Oregon state Rep. Mitch Greenlick (D-Portland) plans to introduce a bill proposing a constitutional amendment to repeal the death penalty and substitute life in prison without possibility of parole. If the legislators pass the bill, Oregonians would then vote on the amendment in the 2014 general election.
One year ago, Governor John Kitzhaber stayed the execution of Gary Haugen, convicted of two murders and sentenced to die by lethal injection. Kitzhaber declared, “I will not allow further executions while I am Governor” and called upon all Oregonians “to consider a different approach.” He asked the legislature to bring potential reforms before the 2013 legislative session.

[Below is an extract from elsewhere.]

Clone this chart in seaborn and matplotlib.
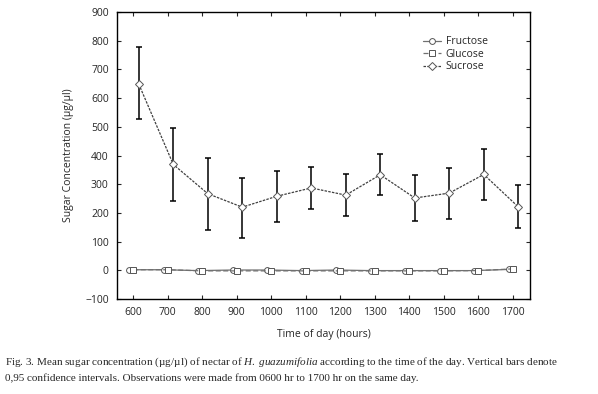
import matplotlib
matplotlib.use("Agg")
import matplotlib.pyplot as plt
import seaborn as sns
import pandas as pd

# Datos
hours = [600, 700, 800, 900, 1000, 1100, 1200, 1300, 1400, 1500, 1600, 1700]
fructose = [2, 2, -1, 1, 1, -1, 1, -1, -1, -1, -1, 3]
glucose = [2, 2, -2, -2, -2, -2, -2, -2, -2, -2, -1, 5]
sucrose = [649, 369, 267, 220, 258, 287, 262, 333, 252, 269, 334, 221]
sucrose_hi = [778, 497, 393, 323, 347, 361, 337, 406, 333, 358, 424, 296]
sucrose_lo = [526, 243, 142, 114, 170, 215, 190, 261, 173, 180, 246, 149]
tick_labels = ["600", "700", "800", "900", "1000", "1100", "1200", "1300",
               "1400", "1500", "1600", "1700"]

sns.set_style("ticks")
plt.rcParams["font.family"] = ["Open Sans", "DejaVu Sans"]
plt.rcParams["mathtext.fontset"] = "custom"
plt.rcParams["mathtext.rm"] = "Liberation Serif"
plt.rcParams["mathtext.it"] = "Liberation Serif:italic"

pos = [h / 100 for h in hours]
df = pd.DataFrame({
    "x": pos * 3,
    "valor": fructose + glucose + sucrose,
    "azucar": ["Fructose"] * 12 + ["Glucose"] * 12 + ["Sucrose"] * 12,
})
offsets = {"Fructose": -0.12, "Glucose": 0.0, "Sucrose": 0.16}
df["x"] = df["x"] + df["azucar"].map(offsets)

fig = plt.figure(figsize=(5.98, 3.94), dpi=100)
ax = fig.add_axes([0.1957, 0.2411, 0.6906, 0.7284])

styles = {
    "Fructose": dict(ls="-", marker="o", color="#707070", ms=4.2, zorder=3),
    "Glucose": dict(ls=(0, (4, 2)), marker="s", color="#707070", ms=4.2, zorder=4),
    "Sucrose": dict(ls=(0, (2, 1)), marker="D", color="#404040", ms=3.6, zorder=5),
}
for name, st in styles.items():
    sub = df[df["azucar"] == name]
    sns.lineplot(data=sub, x="x", y="valor", ax=ax, label=name,
                 linestyle=st["ls"], marker=st["marker"], color=st["color"],
                 markersize=st["ms"], markerfacecolor="white",
                 markeredgecolor="#555555", markeredgewidth=0.7, lw=0.9,
                 zorder=st["zorder"])

sx = [p + offsets["Sucrose"] for p in pos]
err_lo = [s - l for s, l in zip(sucrose, sucrose_lo)]
err_hi = [h - s for s, h in zip(sucrose, sucrose_hi)]
ax.errorbar(sx, sucrose, yerr=[err_lo, err_hi], fmt="none", ecolor="black",
            elinewidth=1.1, capsize=2.5, capthick=1.1, zorder=2)

ax.set_xlim(5.53, 17.5)
ax.set_ylim(-100, 900)
ax.set_xticks(pos)
ax.set_xticklabels(tick_labels)
ax.set_yticks(range(-100, 901, 100))
ax.tick_params(direction="in", top=True, right=True, length=3,
               labelsize=7.5, width=0.8, pad=6)
for sp in ax.spines.values():
    sp.set_linewidth(1.0)
    sp.set_color("black")

ax.set_xlabel("Time of day (hours)", fontsize=7.5, labelpad=8)
ax.set_ylabel("Sugar Concentration (µg/µl)", fontsize=7.5, labelpad=8)

leg = ax.legend(loc="upper left", bbox_to_anchor=(0.73, 0.93), frameon=False,
                fontsize=7.5, handlelength=1.8, handletextpad=0.4,
                labelspacing=0.15, borderaxespad=0)

cap_font = ["Liberation Serif", "DejaVu Serif"]
fig.text(0.009, 0.081, "Fig. 3. Mean sugar concentration (µg/µl) of nectar of $\\it{H.}$ $\\it{guazumifolia}$ "
         "according to the time of the day. Vertical bars denote",
         fontsize=8, family=cap_font, va="center")
fig.text(0.009, 0.041, "0,95 confidence intervals. Observations were made from 0600 hr to 1700 hr on the same day.",
         fontsize=8, family=cap_font, va="center")

fig.savefig("out.png", dpi=100)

Gov. Kitzhaber wrote, “The death penalty as practiced in Oregon is neither fair nor just.” He believes that it is “morally wrong.”
It is also very expensive, far more expensive than life in prison without parole. Senior Judge Timothy Alexander, who himself has been involved in death-penalty cases for more than 40 years, said the prolonged court process and number of appeals has made the death-penalty system in Oregon ineffective.
The death penalty was repealed by voters in 1964, re-enacted in 1978, declared unconstitutional by the Oregon Supreme Court in 1981, and reinstated by voters in 1984. It will take a constitutional amendment to repeal the death penalty again.
There are presently 37 inmates on death row in Oregon.